Suppose a taxpayer elects to expense $100,000 under Section 179 in Year 1, but only has $60,000 of taxable income from active business activities. The taxpayer can deduct $60,000 in Year 1 and must carry forward the remaining $40,000. In Year 2, if the taxpayer has $80,000 of taxable income and no new Section 179 property, the taxpayer can deduct the remaining $40,000 carryover in Year 2, subject to the Year 2 limitations.

d. Recordkeeping

Taxpayers must maintain records of the carryover amount, the year(s) in which it arose, and the amount used in each subsequent year. This is essential for compliance and audit purposes.

3. Special Considerations

a. Pass-Through Entities

For partnerships and S corporations, the Section 179 deduction is allocated to partners or shareholders, who then apply the deduction (and any carryover) on their individual returns, subject to their own taxable income limitations. If a partner or shareholder cannot use their full allocated deduction due to insufficient taxable income, the unused portion is carried forward at the individual level, not at the entity level.

b. Qualified Real Property

For certain years, Section 179(f) provided that unused Section 179 deductions attributable to qualified real property could only be carried forward for a limited period, not indefinitely. However, for most Section 179 property, the carryover is unlimited.

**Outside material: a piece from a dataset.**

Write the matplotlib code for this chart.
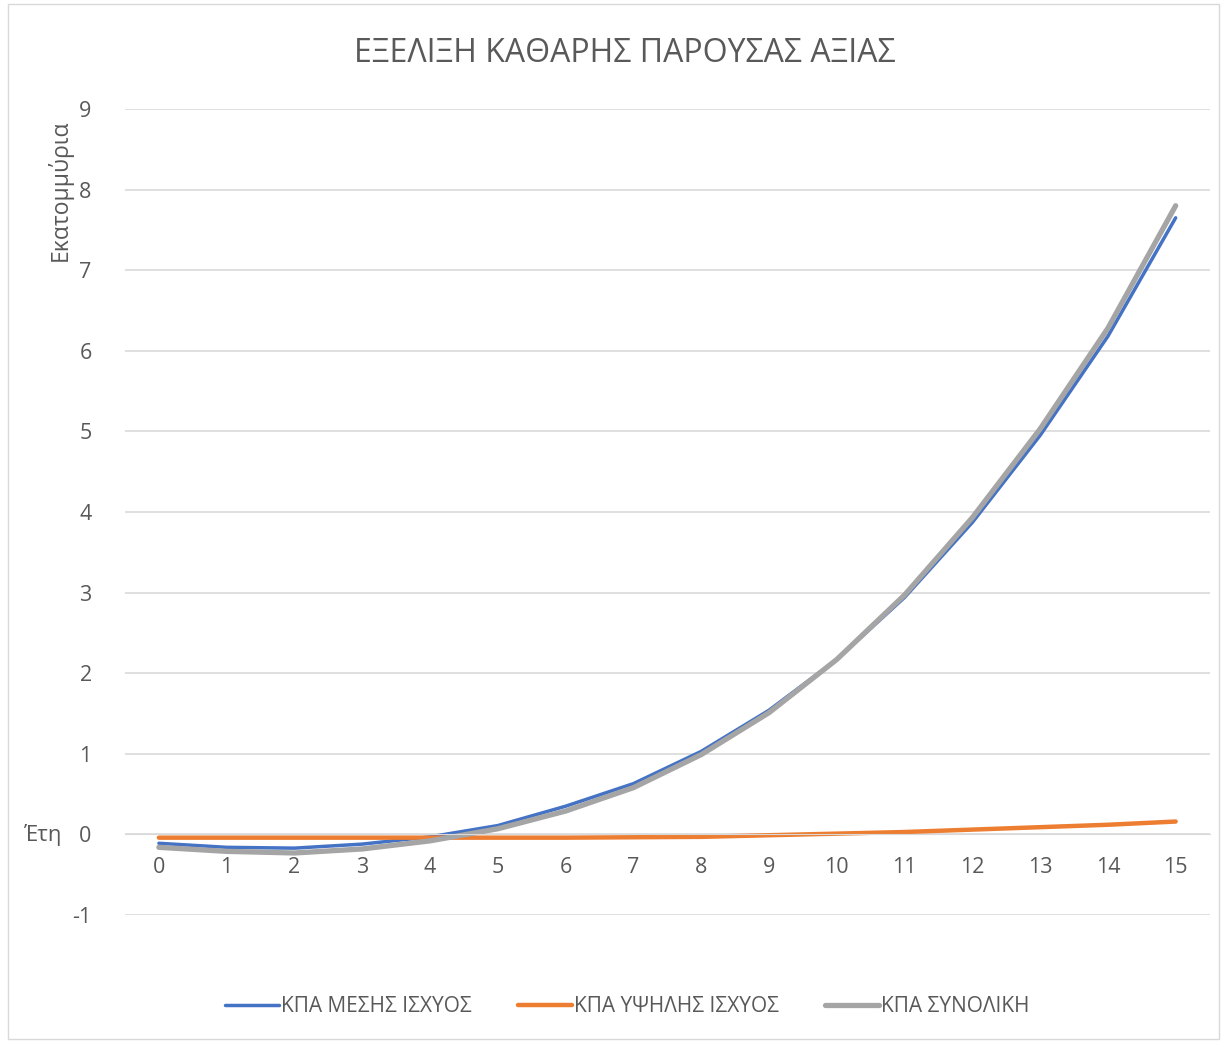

c. Coordination with Other Deductions

The carryover is always subject to the annual Section 179 dollar limitation and the taxable income limitation in the year it is used. It does not take precedence over current-year Section 179 elections; rather, it is used after applying the current year’s allowable Section 179 deduction.

4. Practical Application

  • Tax Planning: Businesses with fluctuating income can use the carryover to maximize deductions in profitable years.
  • No Expiration: There is no time limit for using the carryover, so it remains available until fully utilized.
  • No Net Operating Loss Creation: Section 179 cannot create or increase a net operating loss; the carryover ensures the deduction is not lost but deferred.

5. Summary

Section 179 limitations can be carried forward. If a taxpayer cannot use the full Section 179 deduction in a given year due to the taxable income limitation (or, in rare cases, the dollar limitation), the unused amount is carried forward to future years. The carryover is applied in subsequent years, subject to the same limitations, and can be carried forward indefinitely until fully used. This mechanism ensures that taxpayers are not permanently denied the benefit of the Section 179 deduction due to temporary income constraints.